La Chine a décidé d’élever l’hydrogène au rang de priorité stratégique dans son 15ᵉ plan quinquennal (2026–2030), une orientation qui s’accompagne d’un accroissement notable des investissements publics dans les infrastructures, les capacités de production et la R&D. Cette décision s’inscrit dans un cadre industriel où Pékin cherche à transformer ses excédents énergétiques renouvelables en avantage compétitif sur la filière hydrogène, avec une approche centrée sur les coûts et la montée en volume.
Des investissements publics massifs pour structurer la chaîne nationale
L’Administration nationale de l’énergie (National Energy Administration, NEA) et la Commission nationale du développement et de la réforme (National Development and Reform Commission, NDRC) coordonnent des programmes d’investissement visant à relier les sites de production d’énergie renouvelable aux infrastructures d’électrolyse et de transport d’hydrogène. La stratégie repose sur un soutien budgétaire massif pour développer les réseaux de stations H₂ et financer des flottes d’engins lourds dans les zones minières, en particulier en Mongolie intérieure, au Xinjiang et dans le Guangdong.
Les autorités publiques subventionnent directement la construction d’électrolyseurs, dont 60 % de la capacité mondiale est désormais concentrée en Chine. Ce soutien a permis de réduire les prix domestiques de 33 % entre 2022 et 2024 pour la technologie alcaline (ALK). Le coût de production d’hydrogène vert s’établit autour de 3–3,5 $/kg et devrait atteindre 1,5–1,75 $/kg d’ici 2030 grâce à la baisse des prix des modules photovoltaïques et à la standardisation des équipements.
Un levier d’investissement pour absorber les surcapacités énergétiques
Les fonds publics visent aussi à absorber la surproduction de l’industrie solaire et éolienne. Dans les régions à fort taux de curtailment, comme le Xinjiang, les heures creuses d’électricité à bas prix sont réorientées vers l’électrolyse pour stabiliser le réseau. Pékin considère cette utilisation comme une méthode d’optimisation du capital investi dans les énergies renouvelables, tout en stimulant une nouvelle demande industrielle.

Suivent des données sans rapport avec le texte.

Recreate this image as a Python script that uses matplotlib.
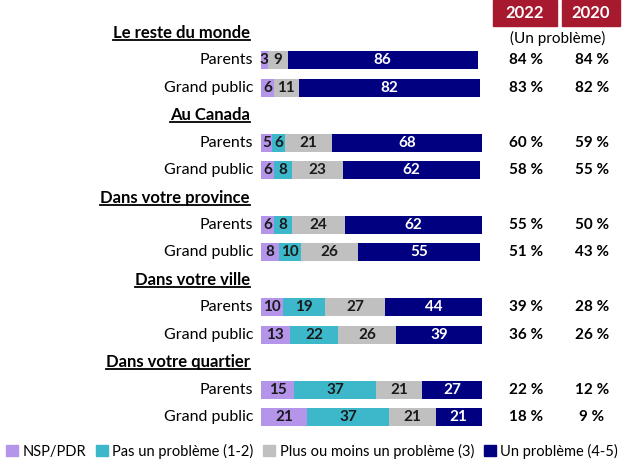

Des entreprises publiques comme Sinopec Group, State Power Investment Corporation (SPIC) et CHN Energy pilotent les premiers hubs intégrés. Le site de Kuqa, alimenté par 300 MW solaires pour une production annuelle de 20 kt d’hydrogène vert, illustre la volonté de rentabiliser les investissements publics par des projets pilotes à grande échelle. À Ordos, un complexe associant énergie éolienne, solaire et électrolyse soutient la conversion des équipements miniers lourds à l’hydrogène.
Un soutien budgétaire aux usages industriels et à l’innovation
L’État finance également des projets de substitution dans les secteurs du raffinage et de la chimie pour remplacer l’hydrogène gris par de l’hydrogène vert. Les complexes industriels de Sinopec et Baowu Steel Group bénéficient d’incitations fiscales pour l’adoption de procédés à hydrogène, notamment pour la production d’acier par réduction directe (H₂-DRI). Les aides publiques incluent des amortissements accélérés, des exonérations de taxe sur la valeur ajoutée et des programmes de démonstration technologique.

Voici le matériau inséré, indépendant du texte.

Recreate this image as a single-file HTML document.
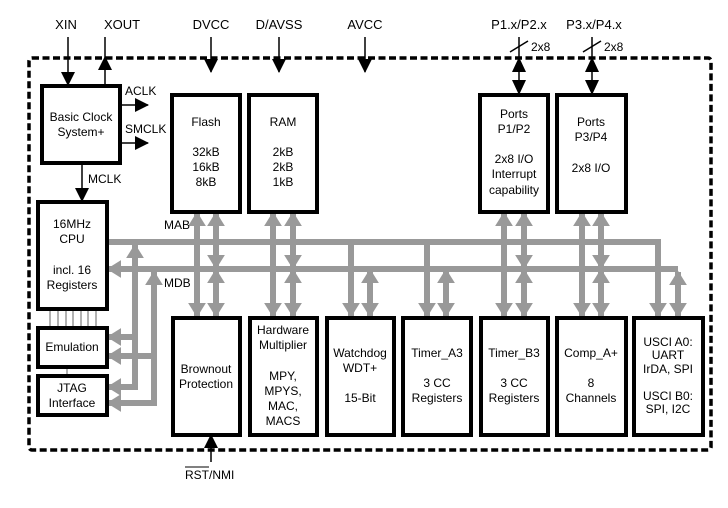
<!DOCTYPE html>
<html><head><meta charset="utf-8"><style>
html,body{margin:0;padding:0;background:#fff;}
svg{display:block;}
text{font-family:"Liberation Sans",Arial,sans-serif;fill:#000;}
</style></head><body>
<svg width="728" height="508" viewBox="0 0 728 508" xmlns="http://www.w3.org/2000/svg">
<defs>
<marker id="g" markerWidth="3" markerHeight="3" refX="2.2" refY="1.5" orient="auto" markerUnits="strokeWidth">
<path d="M0,0 L2.4,1.5 L0,3 z" fill="#999"/></marker>
<marker id="b" markerWidth="14" markerHeight="14" refX="13" refY="7" orient="auto" markerUnits="userSpaceOnUse">
<path d="M0,0 L14,7 L0,14 z" fill="#000"/></marker>
</defs>

<rect x="29" y="58" width="682" height="392" rx="3" fill="none" stroke="#000" stroke-width="3.5" stroke-dasharray="7,3.5"/>

<g stroke="#999" stroke-width="6" fill="none">
<polyline points="107,242 658,242 658,316" marker-end="url(#g)"/>
<line x1="678" y1="269" x2="108" y2="269" marker-end="url(#g)"/>
<line x1="135" y1="387" x2="135" y2="245" marker-end="url(#g)"/>
<line x1="154" y1="403" x2="154" y2="272" marker-end="url(#g)"/>
<line x1="135" y1="337" x2="108" y2="337" marker-end="url(#g)"/>
<line x1="135" y1="387" x2="108" y2="387" marker-end="url(#g)"/>
<line x1="154" y1="356" x2="108" y2="356" marker-end="url(#g)"/>
<line x1="154" y1="403" x2="108" y2="403" marker-end="url(#g)"/>
<line x1="132" y1="387" x2="138" y2="387"/>
<line x1="151" y1="403" x2="157" y2="403"/>
<line x1="197" y1="242" x2="197" y2="213" marker-end="url(#g)"/>
<line x1="273" y1="242" x2="273" y2="213" marker-end="url(#g)"/>
<line x1="504" y1="242" x2="504" y2="213" marker-end="url(#g)"/>
<line x1="582" y1="242" x2="582" y2="213" marker-end="url(#g)"/>
<line x1="216" y1="240" x2="216" y2="213" marker-end="url(#g)"/>
<line x1="216" y1="240" x2="216" y2="268" marker-end="url(#g)"/>
<line x1="293" y1="240" x2="293" y2="213" marker-end="url(#g)"/>
<line x1="293" y1="240" x2="293" y2="268" marker-end="url(#g)"/>
<line x1="524" y1="240" x2="524" y2="213" marker-end="url(#g)"/>
<line x1="524" y1="240" x2="524" y2="268" marker-end="url(#g)"/>
<line x1="601" y1="240" x2="601" y2="213" marker-end="url(#g)"/>
<line x1="601" y1="240" x2="601" y2="268" marker-end="url(#g)"/>
<line x1="197" y1="242" x2="197" y2="316" marker-end="url(#g)"/>
<line x1="273" y1="242" x2="273" y2="316" marker-end="url(#g)"/>
<line x1="351" y1="242" x2="351" y2="316" marker-end="url(#g)"/>
<line x1="427" y1="242" x2="427" y2="316" marker-end="url(#g)"/>
<line x1="504" y1="242" x2="504" y2="316" marker-end="url(#g)"/>
<line x1="582" y1="242" x2="582" y2="316" marker-end="url(#g)"/>
<line x1="216" y1="295" x2="216" y2="270" marker-end="url(#g)"/><line x1="216" y1="295" x2="216" y2="316" marker-end="url(#g)"/>
<line x1="293" y1="295" x2="293" y2="270" marker-end="url(#g)"/><line x1="293" y1="295" x2="293" y2="316" marker-end="url(#g)"/>
<line x1="370" y1="295" x2="370" y2="270" marker-end="url(#g)"/><line x1="370" y1="295" x2="370" y2="316" marker-end="url(#g)"/>
<line x1="446" y1="295" x2="446" y2="270" marker-end="url(#g)"/><line x1="446" y1="295" x2="446" y2="316" marker-end="url(#g)"/>
<line x1="524" y1="295" x2="524" y2="270" marker-end="url(#g)"/><line x1="524" y1="295" x2="524" y2="316" marker-end="url(#g)"/>
<line x1="601" y1="295" x2="601" y2="270" marker-end="url(#g)"/><line x1="601" y1="295" x2="601" y2="316" marker-end="url(#g)"/>
<line x1="678" y1="295" x2="678" y2="272" marker-end="url(#g)"/><line x1="678" y1="295" x2="678" y2="316" marker-end="url(#g)"/>
</g>
<g stroke="#999" stroke-width="1.5">
<line x1="50" y1="309" x2="50" y2="327"/><line x1="58" y1="309" x2="58" y2="327"/><line x1="66" y1="309" x2="66" y2="327"/>
<line x1="73" y1="309" x2="73" y2="327"/><line x1="81" y1="309" x2="81" y2="327"/><line x1="88" y1="309" x2="88" y2="327"/>
<line x1="96" y1="309" x2="96" y2="327"/><line x1="67" y1="367" x2="67" y2="375"/>
</g>

<g fill="#fff" stroke="#000" stroke-width="4">
<rect x="42" y="86" width="78" height="77"/>
<rect x="172" y="95" width="68" height="117"/>
<rect x="249" y="95" width="68" height="117"/>
<rect x="480" y="95" width="68" height="117"/>
<rect x="557" y="95" width="69" height="117"/>
<rect x="38" y="202" width="69" height="107"/>
<rect x="38" y="328" width="69" height="39"/>
<rect x="38" y="376" width="69" height="39"/>
<rect x="173" y="318" width="67" height="117"/>
<rect x="250" y="318" width="67" height="117"/>
<rect x="327" y="318" width="67" height="117"/>
<rect x="403" y="318" width="68" height="117"/>
<rect x="481" y="318" width="67" height="117"/>
<rect x="557" y="318" width="69" height="117"/>
<rect x="634" y="318" width="69" height="117"/>
</g>

<g stroke="#000" stroke-width="1.5" fill="none">
<line x1="68" y1="37" x2="68" y2="85" marker-end="url(#b)"/>
<line x1="105" y1="85" x2="105" y2="57" marker-end="url(#b)"/>
<line x1="105" y1="57" x2="105" y2="37"/>
<line x1="120" y1="105" x2="148" y2="105" marker-end="url(#b)"/>
<line x1="120" y1="143" x2="148" y2="143" marker-end="url(#b)"/>
<line x1="82" y1="163" x2="82" y2="201" marker-end="url(#b)"/>
<line x1="211" y1="37" x2="211" y2="72" marker-end="url(#b)"/>
<line x1="279" y1="37" x2="279" y2="72" marker-end="url(#b)"/>
<line x1="365" y1="37" x2="365" y2="72" marker-end="url(#b)"/>
<line x1="519" y1="37" x2="519" y2="95"/>
<line x1="592" y1="37" x2="592" y2="95"/>
<line x1="510" y1="52" x2="528" y2="41"/>
<line x1="583" y1="52" x2="601" y2="41"/>
<line x1="211" y1="462" x2="211" y2="435" marker-end="url(#b)"/>
</g>
<g fill="#000">
<path d="M512,72 L519,57 L526,72z M512,80 L519,95 L526,80z"/>
<path d="M585,72 L592,57 L599,72z M585,80 L592,95 L599,80z"/>
</g>

<g font-size="13" text-anchor="middle">
<text x="66" y="29">XIN</text>
<text x="122" y="29">XOUT</text>
<text x="211" y="29">DVCC</text>
<text x="279" y="29">D/AVSS</text>
<text x="365" y="29">AVCC</text>
<text x="519" y="29">P1.x/P2.x</text>
<text x="594" y="29">P3.x/P4.x</text>
</g>
<g font-size="12">
<text x="531" y="51">2x8</text>
<text x="604" y="51">2x8</text>
<text x="125" y="95">ACLK</text>
<text x="125" y="133">SMCLK</text>
<text x="88" y="183">MCLK</text>
<text x="164" y="229">MAB</text>
<text x="164" y="287">MDB</text>
<text x="185" y="479">RST/NMI</text>
</g>
<line x1="185" y1="467" x2="209" y2="467" stroke="#000" stroke-width="1"/>
<g font-size="12" text-anchor="middle">
<text x="81" y="121">Basic Clock</text><text x="81" y="136">System+</text>
<text x="206" y="126">Flash</text>
<text x="206" y="156">32kB</text><text x="206" y="171">16kB</text><text x="206" y="186">8kB</text>
<text x="283" y="126">RAM</text>
<text x="283" y="156">2kB</text><text x="283" y="171">2kB</text><text x="283" y="186">1kB</text>
<text x="514" y="118">Ports</text><text x="514" y="133">P1/P2</text>
<text x="514" y="163">2x8 I/O</text><text x="514" y="178">Interrupt</text><text x="514" y="194">capability</text>
<text x="591" y="126">Ports</text><text x="591" y="141">P3/P4</text>
<text x="591" y="172">2x8 I/O</text>
<text x="72" y="228">16MHz</text><text x="72" y="243">CPU</text>
<text x="72" y="274">incl. 16</text><text x="72" y="289">Registers</text>
<text x="72" y="351">Emulation</text>
<text x="72" y="392">JTAG</text><text x="72" y="407">Interface</text>
<text x="206" y="373">Brownout</text><text x="206" y="388">Protection</text>
<text x="283" y="334">Hardware</text><text x="283" y="349">Multiplier</text>
<text x="283" y="380">MPY,</text><text x="283" y="395">MPYS,</text><text x="283" y="410">MAC,</text><text x="283" y="425">MACS</text>
<text x="360" y="357">Watchdog</text><text x="360" y="372">WDT+</text>
<text x="360" y="402">15-Bit</text>
<text x="437" y="357">Timer_A3</text>
<text x="437" y="387">3 CC</text><text x="437" y="402">Registers</text>
<text x="514" y="357">Timer_B3</text>
<text x="514" y="387">3 CC</text><text x="514" y="402">Registers</text>
<text x="591" y="357">Comp_A+</text>
<text x="591" y="387">8</text><text x="591" y="402">Channels</text>
<text x="668" y="346">USCI A0:</text><text x="668" y="359">UART</text><text x="668" y="373">IrDA, SPI</text>
<text x="668" y="400">USCI B0:</text><text x="668" y="413">SPI, I2C</text>
</g>
</svg>
</body></html>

Le gouvernement central soutient la recherche sur les électrolyseurs de nouvelle génération via des partenariats public-privé impliquant des fabricants tels que LONGi Hydrogen et PERIC Hydrogen Technology. Ces programmes visent à consolider la filière nationale et à favoriser l’exportation de savoir-faire vers les marchés émergents d’Asie et du Moyen-Orient.
Pressions extérieures et reconfiguration géoéconomique
Les ambitions chinoises s’inscrivent dans un contexte de tensions commerciales croissantes. Les États-Unis ont étendu la Section 301 à la catégorie “electrolyser”, augmentant les droits de douane sur les équipements chinois, tandis que l’Union européenne appliquera le Carbon Border Adjustment Mechanism (CBAM) à l’hydrogène dès 2026. Ces mesures incitent Pékin à renforcer ses alliances économiques avec les pays du Golfe et d’Asie-Pacifique, notamment à travers des partenariats de développement industriel avec l’Arabie saoudite et le projet NEOM.
Ces restrictions extérieures n’entravent pas la dynamique interne : les investissements publics garantissent une demande stable et réduisent les risques de sous-utilisation des infrastructures. En parallèle, la Chine poursuit une stratégie d’exportation d’équipements à bas coût, accentuant la pression sur les fabricants occidentaux et redéfinissant les équilibres mondiaux du marché de l’hydrogène.